───── Data supplied ─────
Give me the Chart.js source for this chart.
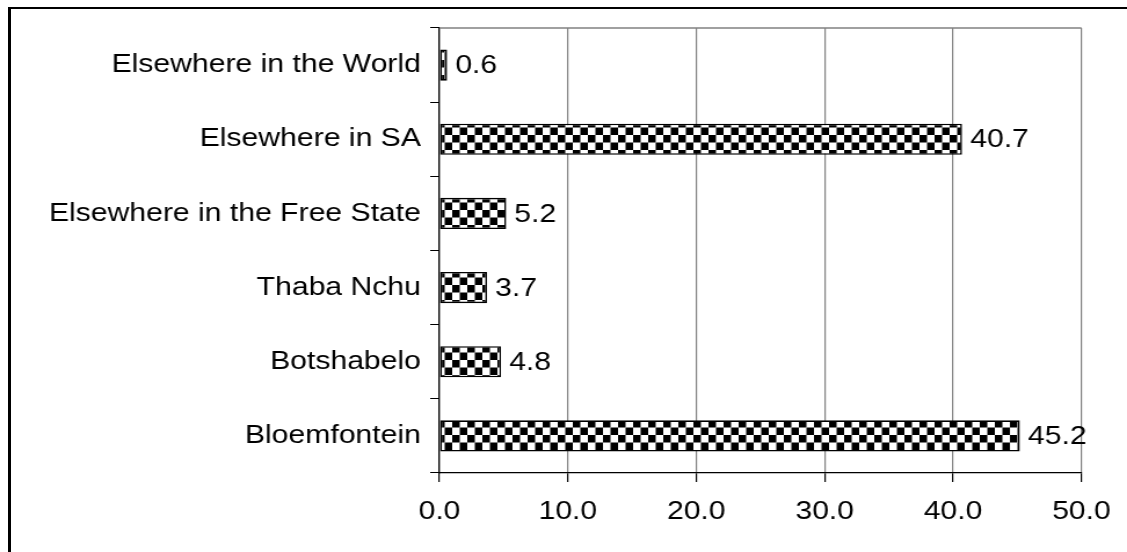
─────
───── Data supplied ─────
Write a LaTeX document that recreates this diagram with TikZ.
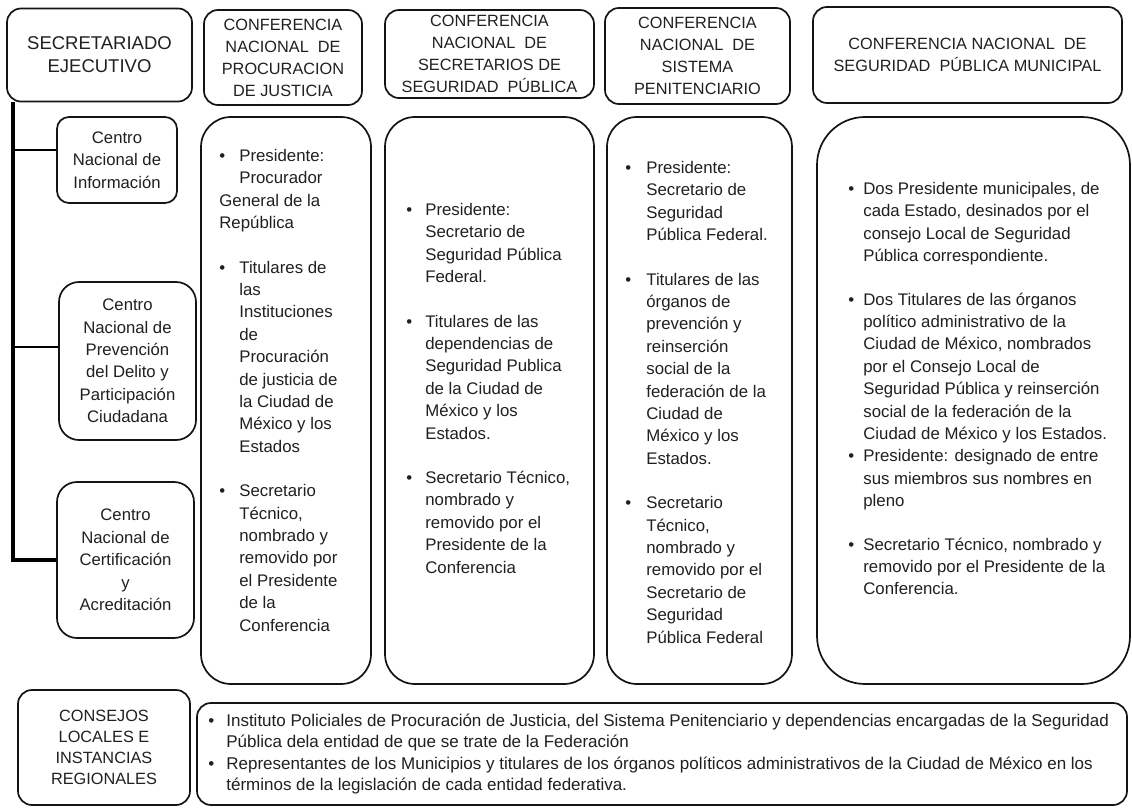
─────
───── Data supplied ─────
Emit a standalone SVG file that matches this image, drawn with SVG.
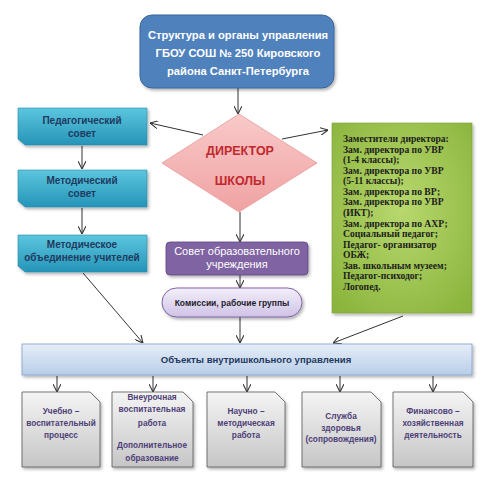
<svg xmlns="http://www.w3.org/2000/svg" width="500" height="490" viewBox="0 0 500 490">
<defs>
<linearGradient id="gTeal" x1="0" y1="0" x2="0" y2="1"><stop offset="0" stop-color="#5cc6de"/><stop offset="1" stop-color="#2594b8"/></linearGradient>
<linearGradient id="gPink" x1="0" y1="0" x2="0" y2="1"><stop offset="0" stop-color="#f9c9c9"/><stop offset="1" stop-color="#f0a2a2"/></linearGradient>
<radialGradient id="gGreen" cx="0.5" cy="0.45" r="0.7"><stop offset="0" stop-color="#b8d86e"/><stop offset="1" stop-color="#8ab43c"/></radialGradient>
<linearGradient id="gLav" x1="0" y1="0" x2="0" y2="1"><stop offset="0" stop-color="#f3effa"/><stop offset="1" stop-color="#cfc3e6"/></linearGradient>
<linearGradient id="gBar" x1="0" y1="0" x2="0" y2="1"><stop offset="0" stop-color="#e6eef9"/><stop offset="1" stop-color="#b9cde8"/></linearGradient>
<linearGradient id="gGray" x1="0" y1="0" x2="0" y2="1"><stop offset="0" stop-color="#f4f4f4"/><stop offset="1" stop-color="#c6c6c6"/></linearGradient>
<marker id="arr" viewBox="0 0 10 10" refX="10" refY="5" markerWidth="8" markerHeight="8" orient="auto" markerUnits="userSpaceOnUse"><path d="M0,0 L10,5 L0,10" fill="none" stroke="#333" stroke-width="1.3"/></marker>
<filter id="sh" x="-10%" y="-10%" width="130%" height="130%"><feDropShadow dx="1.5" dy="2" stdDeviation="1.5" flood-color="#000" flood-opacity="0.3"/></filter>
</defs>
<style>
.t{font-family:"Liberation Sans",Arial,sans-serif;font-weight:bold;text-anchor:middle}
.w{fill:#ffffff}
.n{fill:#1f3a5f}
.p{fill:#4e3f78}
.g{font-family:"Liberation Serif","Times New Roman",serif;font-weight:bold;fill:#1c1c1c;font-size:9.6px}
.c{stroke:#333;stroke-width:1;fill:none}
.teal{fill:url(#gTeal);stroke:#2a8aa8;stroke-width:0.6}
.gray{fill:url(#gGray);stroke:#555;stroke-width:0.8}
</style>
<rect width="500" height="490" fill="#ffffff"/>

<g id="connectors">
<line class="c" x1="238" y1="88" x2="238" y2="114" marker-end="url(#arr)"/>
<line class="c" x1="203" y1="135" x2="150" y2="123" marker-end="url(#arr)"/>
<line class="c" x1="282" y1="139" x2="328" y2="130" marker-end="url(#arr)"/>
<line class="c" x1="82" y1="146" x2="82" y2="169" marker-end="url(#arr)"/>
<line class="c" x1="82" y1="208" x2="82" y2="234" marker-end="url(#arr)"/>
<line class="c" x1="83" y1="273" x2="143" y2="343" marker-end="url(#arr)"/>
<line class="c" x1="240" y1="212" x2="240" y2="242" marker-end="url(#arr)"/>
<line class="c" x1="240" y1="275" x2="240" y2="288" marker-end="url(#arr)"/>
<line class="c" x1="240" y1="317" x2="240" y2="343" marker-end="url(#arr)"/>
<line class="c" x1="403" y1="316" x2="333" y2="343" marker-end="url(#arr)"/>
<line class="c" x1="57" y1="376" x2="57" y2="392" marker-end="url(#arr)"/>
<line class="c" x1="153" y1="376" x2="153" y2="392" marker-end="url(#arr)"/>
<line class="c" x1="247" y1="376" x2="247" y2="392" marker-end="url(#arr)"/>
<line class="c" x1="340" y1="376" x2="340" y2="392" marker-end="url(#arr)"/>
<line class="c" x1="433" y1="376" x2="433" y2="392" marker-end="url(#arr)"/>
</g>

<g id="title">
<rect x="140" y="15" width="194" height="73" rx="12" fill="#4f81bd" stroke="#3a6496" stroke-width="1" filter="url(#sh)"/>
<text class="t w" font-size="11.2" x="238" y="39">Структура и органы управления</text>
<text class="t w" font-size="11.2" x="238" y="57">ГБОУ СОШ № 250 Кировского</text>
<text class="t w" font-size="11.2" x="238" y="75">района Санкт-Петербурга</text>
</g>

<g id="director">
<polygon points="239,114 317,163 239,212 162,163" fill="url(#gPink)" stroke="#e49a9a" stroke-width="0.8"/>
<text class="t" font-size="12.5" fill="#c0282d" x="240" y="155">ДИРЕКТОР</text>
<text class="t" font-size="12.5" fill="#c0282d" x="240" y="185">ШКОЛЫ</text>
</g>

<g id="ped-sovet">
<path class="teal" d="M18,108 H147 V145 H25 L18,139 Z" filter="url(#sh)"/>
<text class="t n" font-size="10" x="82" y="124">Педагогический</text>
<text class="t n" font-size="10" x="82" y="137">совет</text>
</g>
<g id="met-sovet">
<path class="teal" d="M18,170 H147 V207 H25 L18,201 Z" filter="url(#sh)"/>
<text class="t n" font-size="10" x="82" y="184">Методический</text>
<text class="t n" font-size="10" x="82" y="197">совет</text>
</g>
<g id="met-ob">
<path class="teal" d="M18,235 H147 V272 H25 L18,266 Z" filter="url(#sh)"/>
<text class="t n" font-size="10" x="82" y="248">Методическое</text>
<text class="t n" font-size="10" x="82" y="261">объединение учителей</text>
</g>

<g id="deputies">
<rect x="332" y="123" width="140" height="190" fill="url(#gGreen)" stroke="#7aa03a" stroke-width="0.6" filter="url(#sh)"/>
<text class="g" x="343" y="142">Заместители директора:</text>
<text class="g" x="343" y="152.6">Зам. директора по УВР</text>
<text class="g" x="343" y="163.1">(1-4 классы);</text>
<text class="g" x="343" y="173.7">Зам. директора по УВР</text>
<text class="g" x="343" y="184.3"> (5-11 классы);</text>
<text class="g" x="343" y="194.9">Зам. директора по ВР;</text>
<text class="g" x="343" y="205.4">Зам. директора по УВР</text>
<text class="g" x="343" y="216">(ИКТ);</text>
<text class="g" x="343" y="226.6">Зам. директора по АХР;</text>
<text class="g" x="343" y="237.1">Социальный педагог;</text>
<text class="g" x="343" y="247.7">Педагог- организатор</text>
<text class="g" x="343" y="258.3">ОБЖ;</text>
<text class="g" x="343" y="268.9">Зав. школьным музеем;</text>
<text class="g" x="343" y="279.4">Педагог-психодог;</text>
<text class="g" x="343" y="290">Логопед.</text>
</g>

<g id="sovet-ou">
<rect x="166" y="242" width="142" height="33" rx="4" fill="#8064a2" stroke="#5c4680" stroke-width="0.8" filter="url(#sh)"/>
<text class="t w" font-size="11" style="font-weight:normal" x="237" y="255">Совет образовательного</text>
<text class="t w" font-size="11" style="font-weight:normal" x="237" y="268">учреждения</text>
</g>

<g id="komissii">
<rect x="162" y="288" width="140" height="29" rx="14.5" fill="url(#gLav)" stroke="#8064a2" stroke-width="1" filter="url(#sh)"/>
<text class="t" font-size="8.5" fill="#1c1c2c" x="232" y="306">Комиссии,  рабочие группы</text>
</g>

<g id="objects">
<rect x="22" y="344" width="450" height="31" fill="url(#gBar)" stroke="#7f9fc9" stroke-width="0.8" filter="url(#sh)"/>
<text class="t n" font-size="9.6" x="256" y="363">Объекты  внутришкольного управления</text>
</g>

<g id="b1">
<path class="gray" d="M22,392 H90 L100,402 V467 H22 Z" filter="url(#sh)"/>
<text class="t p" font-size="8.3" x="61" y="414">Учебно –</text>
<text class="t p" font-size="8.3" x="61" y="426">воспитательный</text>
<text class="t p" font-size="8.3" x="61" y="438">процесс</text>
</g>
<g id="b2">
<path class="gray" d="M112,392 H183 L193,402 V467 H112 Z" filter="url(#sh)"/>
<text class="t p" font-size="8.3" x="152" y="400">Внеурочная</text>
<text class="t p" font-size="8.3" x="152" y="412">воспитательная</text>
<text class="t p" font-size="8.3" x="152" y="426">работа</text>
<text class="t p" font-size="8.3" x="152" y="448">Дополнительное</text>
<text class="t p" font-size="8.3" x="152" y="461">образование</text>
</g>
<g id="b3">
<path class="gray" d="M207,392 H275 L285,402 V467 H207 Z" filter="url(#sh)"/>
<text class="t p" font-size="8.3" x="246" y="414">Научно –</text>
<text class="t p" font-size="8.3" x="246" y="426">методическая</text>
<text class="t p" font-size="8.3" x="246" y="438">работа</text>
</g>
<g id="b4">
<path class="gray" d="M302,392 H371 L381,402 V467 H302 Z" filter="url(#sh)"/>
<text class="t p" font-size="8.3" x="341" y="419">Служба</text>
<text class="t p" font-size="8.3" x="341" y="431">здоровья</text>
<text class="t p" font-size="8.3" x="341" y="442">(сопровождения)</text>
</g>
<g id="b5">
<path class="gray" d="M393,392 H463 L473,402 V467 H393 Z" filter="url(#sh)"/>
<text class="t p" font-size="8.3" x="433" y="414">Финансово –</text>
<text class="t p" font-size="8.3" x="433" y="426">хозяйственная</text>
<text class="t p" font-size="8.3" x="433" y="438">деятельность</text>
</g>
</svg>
─────
_What you need to do_
Every line that holds the word "this" counts once; state the total number of such lines and nothing else.

_Reply to the exercise_
3